ROCm system libraries

On Linux, AMDGPU.jl queries the location of ROCm libraries through rocminfo by default. If not successful or on Windows, the following standard directories are searched:

Standard paths:

  • Linux: /opt/rocm, /usr

  • Windows: C:/Program Files/AMD/ROCm/<rocm-version>

If you have non-standard path for ROCm, set ROCM_PATH=<path> environment variable before launching Julia. The AMDGPU.versioninfo() function prints the paths of any libraries found.

Depending on your GPU model and the functionality you want to use, you may have to force the GPU architecture by setting the HSA_OVERRIDE_GFX_VERSION variable to a compatible version.

You may also have more than one type of GPU, for example a dedicated AMD GPU and an integrated one. In that case use rocminfo to find which device they are and setting HIP_VISIBLE_DEVICES to the specific device you want to use. Otherwise the runtime may crash if it sees two different architectures.

Extra Setup Details

List of additional steps that may be needed to take to ensure everything is working:

  • Make sure your user is in the same group as /dev/kfd, other than root. For example, it might be the render group: crw-rw---- 1 root render 234, 0 Aug 5 11:43 kfd In this case, you can add yourself to it: sudo usermod -aG render username

  • ROCm libraries should be in the standard library locations, or in your LD_LIBRARY_PATH.

  • If you get an error message along the lines of GLIB_CXX_... not found, it's possible that the C++ runtime used to build the ROCm stack and the one used by Julia are different. If you built the ROCm stack yourself this is very likely the case since Julia normally ships with its own C++ runtime. For more information, check out this GitHub issue. A quick fix is to use the LD_PRELOAD environment variable to make Julia use the system C++ runtime library, for example: LD_PRELOAD=/usr/lib/libstdc++.so julia Alternatively, you can build Julia from source as described here. To quickly debug this issue start Julia and try to load a ROCm library: using Libdl Libdl.dlopen("/opt/rocm/hsa/lib/libhsa-runtime64.so.1")

Once all of this is setup properly, you should be able to do using AMDGPU successfully.

See the Quick Start documentation for an introduction to using AMDGPU.jl.

Preferences

AMDGPU.jl supports setting preferences. Template of LocalPreferences.toml with all options:

toml
[AMDGPU]
# If `true` (default is `false`), eagerly run GC to keep the pool from growing too big.
# GC is triggered during new allocatoins or synchronization points.
eager_gc = true
# Use non-blocking synchronization for all `AMDGPU.synchronize()` calls (default is `true`).
nonblocking_synchronization = true
# Memory limit specifies maximum amount of memory in percentages
# a current Julia process can use.
# Default is "none", which does not apply any limitation.
hard_memory_limit = "none"
# Notice a space between the value and percentage sign.
# hard_memory_limit = "80 %"

Windows OS missing functionality

Windows does not yet support Hostcall, which means that some of the functionality does not work, like:

  • device printing;

  • dynamic memory allocation (from kernels).

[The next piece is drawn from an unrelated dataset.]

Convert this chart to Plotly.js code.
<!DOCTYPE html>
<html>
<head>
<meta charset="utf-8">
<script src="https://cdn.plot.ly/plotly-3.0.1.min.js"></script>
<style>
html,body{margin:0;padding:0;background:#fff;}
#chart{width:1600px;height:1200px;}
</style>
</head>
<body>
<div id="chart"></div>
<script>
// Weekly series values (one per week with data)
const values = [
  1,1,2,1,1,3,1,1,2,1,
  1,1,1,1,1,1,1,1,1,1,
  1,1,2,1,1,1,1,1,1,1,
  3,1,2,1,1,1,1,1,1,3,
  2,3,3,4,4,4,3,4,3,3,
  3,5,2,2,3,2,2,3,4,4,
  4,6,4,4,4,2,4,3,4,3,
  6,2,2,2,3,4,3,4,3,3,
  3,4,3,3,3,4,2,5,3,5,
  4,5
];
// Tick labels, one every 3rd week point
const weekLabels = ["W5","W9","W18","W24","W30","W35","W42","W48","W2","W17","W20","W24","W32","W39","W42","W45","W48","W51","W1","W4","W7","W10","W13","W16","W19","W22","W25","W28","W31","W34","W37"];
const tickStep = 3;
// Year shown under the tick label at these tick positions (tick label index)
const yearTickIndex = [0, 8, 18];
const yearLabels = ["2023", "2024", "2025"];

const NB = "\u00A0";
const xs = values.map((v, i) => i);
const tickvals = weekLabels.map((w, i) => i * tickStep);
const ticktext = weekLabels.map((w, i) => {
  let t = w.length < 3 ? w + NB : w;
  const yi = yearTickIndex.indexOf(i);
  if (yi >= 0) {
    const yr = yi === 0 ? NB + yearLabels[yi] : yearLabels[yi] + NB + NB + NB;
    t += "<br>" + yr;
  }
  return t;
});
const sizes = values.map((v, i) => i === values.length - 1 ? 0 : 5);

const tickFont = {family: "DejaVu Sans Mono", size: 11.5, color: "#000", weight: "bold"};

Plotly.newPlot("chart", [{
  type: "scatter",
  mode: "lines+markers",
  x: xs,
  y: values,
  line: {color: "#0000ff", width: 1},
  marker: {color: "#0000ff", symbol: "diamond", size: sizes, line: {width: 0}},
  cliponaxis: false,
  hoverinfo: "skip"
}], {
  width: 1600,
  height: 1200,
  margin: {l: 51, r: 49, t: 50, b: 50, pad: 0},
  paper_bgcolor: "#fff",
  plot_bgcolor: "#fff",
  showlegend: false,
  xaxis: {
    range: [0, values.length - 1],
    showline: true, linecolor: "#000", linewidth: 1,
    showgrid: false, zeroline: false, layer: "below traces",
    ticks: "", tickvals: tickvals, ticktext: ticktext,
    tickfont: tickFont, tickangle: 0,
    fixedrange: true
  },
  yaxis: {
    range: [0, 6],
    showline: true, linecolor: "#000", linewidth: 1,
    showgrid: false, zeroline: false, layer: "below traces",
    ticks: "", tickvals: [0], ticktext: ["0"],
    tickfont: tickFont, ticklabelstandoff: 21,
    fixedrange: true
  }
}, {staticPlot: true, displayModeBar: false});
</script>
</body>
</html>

These hostcalls are sometimes launched when AMDGPU detects that a kernel might throw an exception, specifically during conversions, like: Int32(1f0).

To avoid this, use 'unsafe' conversion option: unsafe_trunc(Int32, 1f0).

Frequently-Asked-Questions

Archlinux

For the last few ROCM releases we have seen folks run into issue with the distro-provided builds of ROCM and associated tools. #770, #696, #767

Some users have reported success with using the opencl-amd-dev AUR package.